Я впервые увидела Виту всего три года назад. День начался, как начинались тогда все мои дни – я поздоровалась с дочерью, которая с превращением в подростка стала все больше закрываться и все реже и реже показывать мне себя. Я разбудила ее, приняла душ, оделась, потом, естественно, разбудила ее еще раз и спустилась вниз. Тем летом я ела только белое и, по сути, питалась хлопьями, тостами, кашами и оладьями на завтрак, обед и ужин. В дни, когда допускалась несухая пища, белыми также считались яичница и омлет. Однако в разные дни яйца могли считаться белой едой, а могли и не считаться, и понять это можно было, только подержав яйцо в руке. Такая маленькая, но реальная радость: я, взрослый человек, могла решать, никому ничего не объясняя, считалось ли яйцо белым и, следовательно, съедобным, или не считалось. И никто не посмел бы сказать мне, что я выпендриваюсь. Что я истеричка и просто хочу привлечь к себе внимание. Никто не стал бы игнорировать меня, пока я не съем что-то цветное.
Иногда и лишь в присутствии Долли я для вида ела что-то, что не вписывалось в мой реестр разрешенных продуктов. Так, значит, ты все-таки можешь нормально есть? Можешь делать все то же, что и остальные, и не выпендриваться? Мать часто так говорила. Я же отвечала про себя и продолжаю отвечать даже теперь, когда она умерла: да, мама, могу, но у исключений из правил есть цена, и платить ее мне. Это мое горло и тело пылают, когда я вежливо проглатываю пищу неправильного цвета; моя рука чешется, когда сосед приветствует меня легким касанием. Это мне нести следы этих встреч, этой болезненной сенсорной атаки.
Но нарушение правил ради дочери воспринималось не так травматично. Потому что любовь к ней была сильнее моей приверженности привычкам. Я уже тогда боялась растущего между нами отчуждения, этого откормленного зверя, что стремительно рос вширь и с каждым днем все больше отделял нас друг от друга. Чем сильнее Долли отдалялась, тем старательнее я пыталась поддерживать иллюзию нормальности. Когда могла, подавляла поведение, которое являлось для меня естественным. Так, в белый период я отважно добавляла на тарелку вроде бы бледный, но все же не белый кусок: очищенное и нарезанное яблоко, бледно-зеленый виноград, отварную рыбу или курицу. В период, когда я могла есть лишь фрукты и розовый йогурт, я делала нам сырную тарелку с крекерами, чтобы перекусывать перед телевизором, и тайно содрогалась, когда сухие крошки когтями врезались мне в горло.

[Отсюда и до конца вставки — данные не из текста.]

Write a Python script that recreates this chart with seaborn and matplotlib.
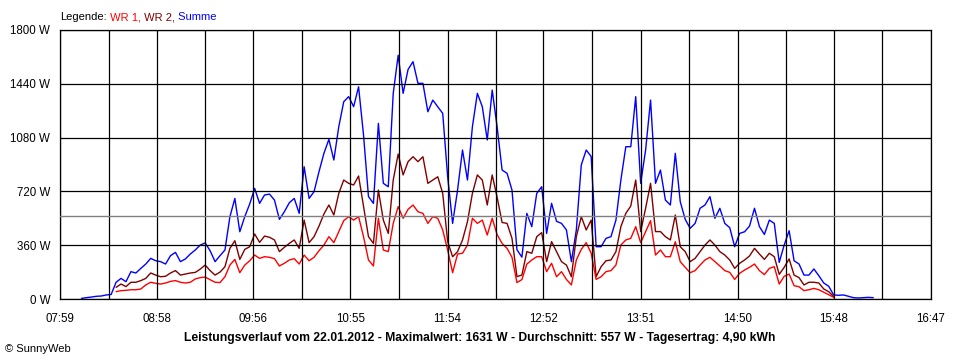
import matplotlib
matplotlib.use("Agg")
import matplotlib.pyplot as plt
import seaborn as sns
import numpy as np
import pandas as pd

# ---------------- data ----------------
summe_start = "08:12"      # first sample of "Summe"
wr_start = "08:33"         # first sample of WR 1 / WR 2
interval_min = 3           # sampling interval in minutes

summe = [4, 9, 13, 18, 20, 27, 30, 112, 138, 116,
         183, 174, 205, 234, 272, 256, 250, 234, 290, 312,
         250, 268, 301, 328, 361, 375, 323, 250, 290, 328,
         551, 673, 450, 551, 636, 740, 640, 696, 702, 662,
         533, 584, 644, 673, 573, 885, 673, 718, 852, 975,
         1068, 930, 1153, 1320, 1354, 1287, 1420, 1097, 685, 640,
         1175, 774, 751, 1376, 1631, 1376, 1536, 1588, 1443, 1443,
         1253, 1331, 1287, 1242, 818, 506, 729, 997, 796, 1153,
         1376, 1287, 1064, 1398, 1150, 863, 841, 729, 330, 280,
         573, 484, 707, 751, 439, 640, 520, 506, 462, 250,
         462, 897, 997, 953, 350, 350, 406, 417, 528, 796,
         1019, 1019, 1354, 774, 997, 1331, 774, 863, 662, 629,
         975, 651, 533, 473, 506, 607, 629, 685, 540, 607,
         506, 477, 350, 439, 450, 488, 607, 484, 432, 528,
         506, 245, 361, 457, 256, 234, 160, 160, 201, 156,
         107, 85, 27, 25, 27, 18, 9, 7, 9, 11, 9]

wr2 = [78, 100, 83, 112, 112, 123, 138, 174, 160, 149,
       152, 174, 190, 160, 167, 174, 178, 200, 227, 190,
       160, 180, 216, 339, 390, 265, 332, 350, 435, 379,
       421, 413, 395, 317, 346, 372, 395, 339, 528, 377,
       417, 488, 569, 629, 562, 707, 796, 774, 763, 823,
       618, 417, 372, 729, 528, 439, 796, 970, 830, 919,
       952, 919, 952, 774, 796, 818, 707, 384, 283, 317,
       395, 517, 707, 830, 796, 629, 830, 680, 512, 506,
       406, 150, 160, 317, 306, 417, 444, 250, 384, 317,
       250, 227, 149, 417, 551, 462, 528, 149, 216, 256,
       261, 317, 484, 573, 622, 796, 451, 607, 774, 451,
       451, 417, 395, 562, 350, 317, 250, 272, 317, 361,
       395, 361, 317, 294, 261, 205, 239, 261, 288, 339,
       301, 265, 306, 283, 165, 212, 268, 160, 143, 94,
       112, 112, 107, 67, 49, 16]

wr1 = [49, 56, 58, 62, 62, 67, 94, 112, 105, 100,
       107, 118, 123, 112, 107, 112, 134, 143, 147, 129,
       112, 110, 149, 227, 265, 176, 227, 256, 294, 272,
       283, 279, 270, 221, 239, 261, 270, 234, 294, 256,
       279, 323, 361, 417, 377, 450, 524, 551, 528, 551,
       417, 261, 221, 540, 328, 317, 506, 618, 540, 600,
       629, 584, 573, 506, 551, 540, 462, 328, 176, 301,
       306, 361, 540, 506, 528, 428, 540, 430, 372, 339,
       279, 110, 130, 234, 261, 283, 283, 183, 239, 149,
       183, 131, 94, 261, 332, 377, 306, 131, 149, 183,
       190, 227, 361, 395, 406, 484, 377, 451, 524, 294,
       328, 283, 283, 383, 250, 212, 176, 190, 227, 261,
       279, 250, 221, 190, 178, 131, 172, 194, 212, 234,
       190, 163, 205, 216, 100, 152, 167, 89, 82, 56,
       62, 71, 62, 45, 29, 11]

x_tick_labels = ["07:59", "08:58", "09:56", "10:55", "11:54",
                 "12:52", "13:51", "14:50", "15:48", "16:47"]
y_ticks = [0, 360, 720, 1080, 1440, 1800]
average_w = 557

legend_parts = [("Legende:", "black"), (" WR 1,", "#ff0000"),
                (" WR 2,", "#800000"), (" Summe", "#0000ff")]
title = ("Leistungsverlauf vom 22.01.2012 - Maximalwert: 1631 W - "
         "Durchschnitt: 557 W - Tagesertrag: 4,90 kWh")
credit = "\u00a9 SunnyWeb"

colors = {"WR 1": "#ff0000", "WR 2": "#800000", "Summe": "#0000ff"}


def to_min(s):
    h, m = s.split(":")
    return int(h) * 60 + int(m)


def series_frame(name, values, start):
    t = to_min(start) + interval_min * np.arange(len(values))
    return pd.DataFrame({"t": t, "W": values, "Serie": name})


df = pd.concat([series_frame("Summe", summe, summe_start),
                series_frame("WR 2", wr2, wr_start),
                series_frame("WR 1", wr1, wr_start)], ignore_index=True)

# ---------------- figure ----------------
sns.set_style("white")
plt.rcParams["font.family"] = ["Liberation Sans", "DejaVu Sans"]
plt.rcParams["font.size"] = 8

fig = plt.figure(figsize=(9.6, 3.6), dpi=100)
fig.patch.set_facecolor("white")
ax = fig.add_axes([60 / 960, 1 - 299 / 360, 871 / 960, 269 / 360])

sns.lineplot(data=df, x="t", y="W", hue="Serie",
             hue_order=["Summe", "WR 2", "WR 1"], palette=colors,
             estimator=None, sort=False, linewidth=1.0, legend=False, ax=ax)

ax.axhline(average_w, color="#808080", linewidth=1.0, zorder=2.6)

major = [to_min(s) for s in x_tick_labels]
minor = [(a + b) / 2 for a, b in zip(major[:-1], major[1:])]
ax.set_xlim(major[0], major[-1])
ax.set_ylim(y_ticks[0], y_ticks[-1])
ax.set_xticks(major)
ax.set_xticklabels(x_tick_labels)
ax.set_xticks(minor, minor=True)
ax.set_yticks(y_ticks)
ax.set_yticklabels([f"{v} W" for v in y_ticks])
ax.set_xlabel("")
ax.set_ylabel("")

ax.set_axisbelow(False)
ax.grid(True, which="both", color="black", linewidth=0.9)
for sp in ax.spines.values():
    sp.set_color("black")
    sp.set_linewidth(0.9)
ax.tick_params(which="both", direction="out", length=4, width=0.9,
               color="black", labelsize=8.3, labelcolor="black")
ax.tick_params(axis="x", which="major", pad=6)
ax.tick_params(axis="y", which="major", pad=3)

# footer texts
fig.text(0.4995, 1 - 338 / 360, title, ha="center", va="center",
         fontsize=8.7, fontweight="bold", color="black")
fig.text(5 / 960, 1 - 349 / 360, credit, ha="left", va="center",
         fontsize=8, color="black")

# multi-coloured legend line
renderer = fig.canvas.get_renderer()
x_px = 60
for txt, col in legend_parts:
    t = fig.text(x_px / 960, 1 - 17 / 360, txt, ha="left", va="center",
                 fontsize=8, color=col)
    bb = t.get_window_extent(renderer=renderer)
    x_px = bb.x1

fig.savefig("out.png", dpi=100, facecolor="white")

В прошлом году наш сад облюбовал местный кот. Это был тощий серый зверь, при приближении нарочно смотревший мимо меня в одну точку; он напоминал мне маленького высокопоставленного чиновника – вежливого, но отстраненного. Несмотря на очевидное отсутствие интереса, он одно время регулярно к нам заходил и приносил маленькие трупики домашних мышей и полевок. Кот аккуратно складывал их у наших ног и садился рядом, всем видом показывая, что находится здесь без особого желания: тельце напряжено, маленькая мордочка повернута в сторону. Поначалу мы пытались его погладить, а он хоть и не убегал, но вздрагивал от наших прикосновений; вскоре мы смекнули, что его лучше не трогать.
Когда я ела не-белую пищу ради дочери, я напрягалась, как тот кот, и ждала, что мою жертву оценят молча и без лишней суеты. Долли благоразумно молчала и никак не комментировала мои попытки бороться со своими странными пищевыми привычками. Я видела в этом проявление такта, хотя на самом деле ей, подростку, было просто на меня плевать. Я в свою очередь не говорила о том, какими тревожными мне казались разнообразные цвета и текстуры пищи, которой она отдавала предпочтение. Теперь я понимаю, что эту теплоту между нами я вообразила. Все, о чем мы молчали, все наши тихие компромиссы я принимала за любовь. Но со временем осознала, что дочь не успокаивают эти недомолвки: они успокаивали лишь меня. Теперь я знаю, что мы с ней разные и совсем не похожи ни в пищевых привычках, ни во всем остальном. Я должна была понять это еще давно, памятуя, как скоро она возненавидела кота.